Was halten Sie davon, kampffreie Korridore einzurichten, um Hilfe leisten zu können?

Das wäre ganz entscheidend. Humanitäre Korridore sind in derartigen Konflikten so etwas wie zentrale Lebensadern. Wenn es diese nicht gibt, können die Helfer kaum etwas erreichen.

Ralf Südhoff, Deutschland-Chef des Welternährungsprogramms der UN.
Ralf Südhoff, Deutschland-Chef des Welternährungsprogramms der UN.

© WFP

Ist militärischer Schutz für humanitäre Korridore nicht unabdingbar?

Wir verstehen darunter eine militärfreie Zone im Kampfgebiet, die von den Konfliktparteien akzeptiert wird. Das heißt, man verständigt sich zum Beispiel darauf, dass entsprechend gekennzeichnete Lastwagen nicht angegriffen werden. Ein militärischer Schutz dagegen bedeutet ein erhebliches Risiko. Wir müssten ja eine bestimmte Seite darum bitten und gerieten so schnell in den Verdacht, nicht mehr neutral zu sein.

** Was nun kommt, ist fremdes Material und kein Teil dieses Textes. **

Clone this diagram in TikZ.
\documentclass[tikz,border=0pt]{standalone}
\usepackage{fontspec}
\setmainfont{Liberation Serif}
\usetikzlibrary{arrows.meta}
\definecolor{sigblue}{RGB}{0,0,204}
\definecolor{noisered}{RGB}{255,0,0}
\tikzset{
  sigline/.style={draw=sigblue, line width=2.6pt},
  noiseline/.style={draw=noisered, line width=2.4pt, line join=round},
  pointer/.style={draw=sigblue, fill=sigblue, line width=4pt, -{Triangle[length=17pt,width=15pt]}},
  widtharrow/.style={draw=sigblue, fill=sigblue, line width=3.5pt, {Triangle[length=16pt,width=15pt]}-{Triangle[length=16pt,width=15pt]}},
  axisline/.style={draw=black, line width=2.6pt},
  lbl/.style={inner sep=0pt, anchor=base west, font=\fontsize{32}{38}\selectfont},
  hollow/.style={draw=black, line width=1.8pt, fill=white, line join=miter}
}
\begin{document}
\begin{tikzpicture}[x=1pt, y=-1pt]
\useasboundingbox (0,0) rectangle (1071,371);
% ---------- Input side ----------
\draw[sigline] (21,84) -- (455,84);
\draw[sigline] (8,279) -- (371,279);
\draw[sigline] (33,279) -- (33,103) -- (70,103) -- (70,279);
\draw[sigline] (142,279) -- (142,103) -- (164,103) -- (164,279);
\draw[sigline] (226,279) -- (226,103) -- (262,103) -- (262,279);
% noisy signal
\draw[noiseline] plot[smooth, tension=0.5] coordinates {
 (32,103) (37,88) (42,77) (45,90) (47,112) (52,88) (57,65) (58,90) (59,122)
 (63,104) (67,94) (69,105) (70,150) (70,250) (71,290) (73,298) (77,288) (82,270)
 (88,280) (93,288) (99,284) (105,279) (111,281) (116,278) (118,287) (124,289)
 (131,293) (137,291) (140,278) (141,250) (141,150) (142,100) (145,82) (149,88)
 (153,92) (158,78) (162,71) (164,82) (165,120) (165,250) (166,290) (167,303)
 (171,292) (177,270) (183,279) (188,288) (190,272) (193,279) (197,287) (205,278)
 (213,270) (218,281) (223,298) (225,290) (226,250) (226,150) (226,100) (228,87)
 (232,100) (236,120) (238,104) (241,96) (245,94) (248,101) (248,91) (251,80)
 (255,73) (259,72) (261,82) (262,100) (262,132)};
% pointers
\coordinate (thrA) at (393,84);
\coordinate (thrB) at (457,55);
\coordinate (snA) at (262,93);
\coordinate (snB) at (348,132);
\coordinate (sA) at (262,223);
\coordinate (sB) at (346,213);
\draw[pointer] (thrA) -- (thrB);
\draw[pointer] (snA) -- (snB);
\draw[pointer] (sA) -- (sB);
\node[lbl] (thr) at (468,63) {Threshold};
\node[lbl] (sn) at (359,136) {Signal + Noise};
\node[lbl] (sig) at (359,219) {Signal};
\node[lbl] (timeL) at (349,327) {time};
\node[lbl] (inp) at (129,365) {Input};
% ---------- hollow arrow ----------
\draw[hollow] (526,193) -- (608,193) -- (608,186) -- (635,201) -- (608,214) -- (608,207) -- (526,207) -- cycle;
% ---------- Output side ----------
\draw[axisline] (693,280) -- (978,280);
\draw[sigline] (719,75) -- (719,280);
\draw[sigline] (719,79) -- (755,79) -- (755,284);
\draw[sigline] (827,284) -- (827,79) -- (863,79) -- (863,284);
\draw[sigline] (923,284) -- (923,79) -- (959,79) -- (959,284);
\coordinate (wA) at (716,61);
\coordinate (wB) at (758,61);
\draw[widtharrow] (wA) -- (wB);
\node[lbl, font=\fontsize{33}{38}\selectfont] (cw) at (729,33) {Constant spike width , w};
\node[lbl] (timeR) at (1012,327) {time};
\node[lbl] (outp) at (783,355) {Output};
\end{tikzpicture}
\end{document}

Wie viele Syrer sind überhaupt auf Unterstützung angewiesen?

Alle Hilfsorganisationen zusammen haben im vergangenen Jahr etwa zehn Millionen Menschen unterstützt, innerhalb und außerhalb des Landes. Wir müssen jedoch davon ausgehen, dass der Bedarf in diesem Jahr nochmals immens steigt. Allein das UN-Welternährungsprogramm wird in Syrien selbst über vier Millionen Menschen versorgen müssen. Grobe Schätzungen gehen davon aus, dass 6,5 Millionen Menschen im Land nicht genug zum Essen haben. Dazu kommen noch mehr als drei Millionen Flüchtlinge, denen in den Anrainerstaaten geholfen werden muss.

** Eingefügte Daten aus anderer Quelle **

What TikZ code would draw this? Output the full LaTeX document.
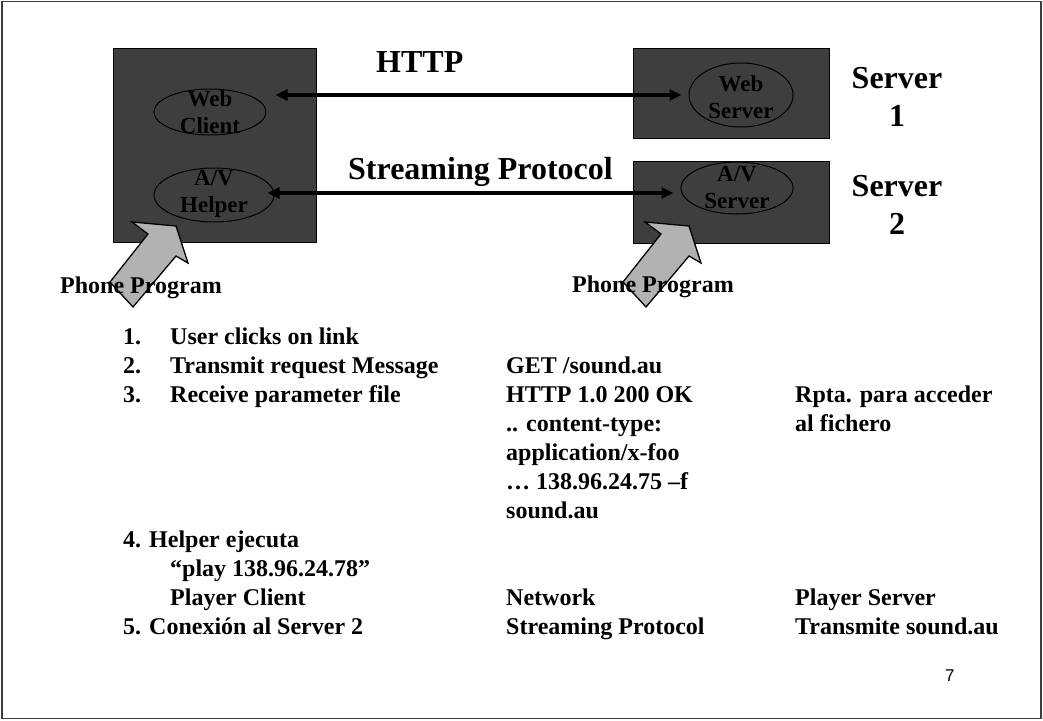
\documentclass[tikz,border=0pt]{standalone}
\usepackage{fontspec}
\setmainfont{Liberation Serif}
\newfontfamily\numfont{Liberation Sans}
\usetikzlibrary{arrows.meta,shapes.geometric}
\definecolor{boxgray}{RGB}{62,62,62}
\definecolor{handgray}{RGB}{178,178,178}
\definecolor{framegray}{RGB}{60,60,60}

\begin{document}
\begin{tikzpicture}[x=1pt,y=-1pt,
  panel/.style={draw=black,line width=1pt,fill=boxgray,inner sep=0pt},
  role/.style={ellipse,draw=black,line width=1pt,inner sep=0pt},
  roletext/.style={align=center,inner sep=0pt,font=\fontsize{23}{27}\selectfont\bfseries,text=black},
  link/.style={line width=4pt,{Triangle[length=12pt,width=11pt]}-{Triangle[length=12pt,width=11pt]}},
  hand/.style={draw=black,line width=1.3pt,fill=handgray,line join=miter},
  big/.style={font=\fontsize{32}{38}\selectfont\bfseries,inner sep=0pt},
  body/.style={font=\fontsize{24}{29}\selectfont\bfseries,inner sep=0pt,anchor=base west},
]
\useasboundingbox (0,0) rectangle (1043,720);
\fill[white] (0,0) rectangle (1043,720);
\draw[framegray,line width=1.5pt] (2,1.5) rectangle (1041,718.5);

% machines
\node[panel,minimum width=203pt,minimum height=194pt] (client) at (214.5,145) {};
\node[panel,minimum width=196pt,minimum height=90pt] (srv1) at (731,93) {};
\node[panel,minimum width=196pt,minimum height=82pt] (srv2) at (731,202) {};

% programs inside the machines
\node[role,minimum width=112pt,minimum height=46pt] (wc) at (210,112) {};
\node[role,minimum width=120pt,minimum height=54pt] (avh) at (214,195) {};
\node[role,minimum width=104pt,minimum height=64pt] (ws) at (741,95) {};
\node[role,minimum width=112pt,minimum height=52pt] (avs) at (737,188) {};

% (xshift/yshift are canvas lengths: positive yshift moves up)
\node[roletext] (wct) at ([yshift=-0.5pt]wc.center) {Web\\Client};
\node[roletext] (avht) at ([yshift=1.5pt]avh.center) {A/V\\Helper};
\node[roletext] (wst) at ([yshift=-2.5pt]ws.center) {Web\\Server};
\node[roletext] (avst) at ([yshift=0.5pt]avs.center) {A/V\\Server};

% protocol links
\draw[link] ([xshift=9pt]wc.east |- ws.west) -- ([xshift=-7pt]ws.west);
\draw[link] ([xshift=-7pt,yshift=2pt]avh.east) coordinate (sa)
  -- ([xshift=-7pt]avs.west |- sa);

\node[big,anchor=base west] (http) at (376,72) {HTTP};
\node[big,anchor=base west] (sp) at (348,179) {Streaming Protocol};

% last-line baselines of the two-line server labels
\node[big,anchor=base,align=center] (s1) at (897,126) {Server\\1};
\node[big,anchor=base,align=center] (s2) at (897,234) {Server\\2};

% phone program arrows
\path[hand] (110,282) -- (133,307) -- (176,256) -- (188,263) -- (176,226)
  -- (132,222) -- (148,234) -- cycle;
\path[hand] (623,282) -- (646,307) -- (689,256) -- (701,263) -- (689,226)
  -- (645,222) -- (661,234) -- cycle;

\node[body] (pp1) at (60,293) {Phone Program};
\node[body] (pp2) at (572,292) {Phone Program};

% steps
\node[body] (n1) at (123,344) {1.};
\node[body] (t1) at (170,344) {User clicks on link};
\node[body] (n2) at (123,373) {2.};
\node[body] (t2) at (170,373) {Transmit request Message};
\node[body] (g2) at (506,373) {GET /sound.au};
\node[body] (n3) at (123,402) {3.};
\node[body] (t3) at (170,402) {Receive parameter file};
\node[body] (g3) at (506,402) {HTTP 1.0 200 OK};
\node[body] (r3) at (795,402) {Rpta. para acceder};
\node[body] (g4) at (506,431) {.. content-type:};
\node[body] (r4) at (795,431) {al fichero};
\node[body] (g5) at (506,460) {application/x-foo};
\node[body] (g6) at (506,489) {… 138.96.24.75 –f};
\node[body] (g7) at (506,518) {sound.au};
\node[body] (t8) at (123,547) {4. Helper ejecuta};
\node[body] (t9) at (170,576) {“play 138.96.24.78”};
\node[body] (t10) at (170,605) {Player Client};
\node[body] (g10) at (506,605) {Network};
\node[body] (r10) at (795,605) {Player Server};
\node[body] (t11) at (123,634) {5. Conexión al Server 2};
\node[body] (g11) at (506,634) {Streaming Protocol};
\node[body] (r11) at (795,634) {Transmite sound.au};

\node[anchor=base west,inner sep=0pt,font=\numfont\fontsize{17}{20}\selectfont] (pg) at (945,681) {7};
\end{tikzpicture}
\end{document}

Was sollte die Staatengemeinschaft tun, um die Not der Menschen zu lindern?

Wir haben es hier mit dem größten Hilfsbedarf aller Zeiten für eine einzelne Krise zu tun. Die UN haben daher an die Welt appelliert, etwas über sechs Milliarden Dollar zur Verfügung zu stellen. Bei der Geberkonferenz in Genf vor einigen Wochen sind gut zwei Milliarden versprochen worden. Das reicht nicht aus. Das  World Food Programme zum Beispiel hat schon ab März voraussichtlich nicht mehr genügend Geld, um adäquat helfen zu können. Wir könnten gezwungen sein, den Menschen zu sagen, dass sie nun mit 1000 Kalorien pro Tag auskommen müssen. Dabei braucht man 2000 Kalorien, um gesund zu bleiben. Die Kürzung würde also verheerende Folgen haben. Vor allem bei Kleinkindern.

Was kann Deutschland tun?

Die Bundesregierung hat im vergangenen Jahr dankenswerterweise  200 Millionen Euro Sondermittel für die Syrien-Hilfe bereitgestellt. Im vorläufigen Haushalt 2014 sind dafür nur noch 80 Millionen vorgesehen - während die Not wächst und wächst. Ich weiß, dass insbesondere Außenminister Frank-Walter Steinmeier darum kämpft, dass die Mittel drastisch angehoben werden. Dabei können wir den Minister nur unterstützen und hoffen, dass das Kabinett am Ende Deutschlands Hilfe für die Millionen Syrer in Not erhöhen und nicht kürzen wird.

Ralf Südhoff (45) ist seit 2008 Deutschland-Direktor des „World Food Programme“ der Vereinten Nationen.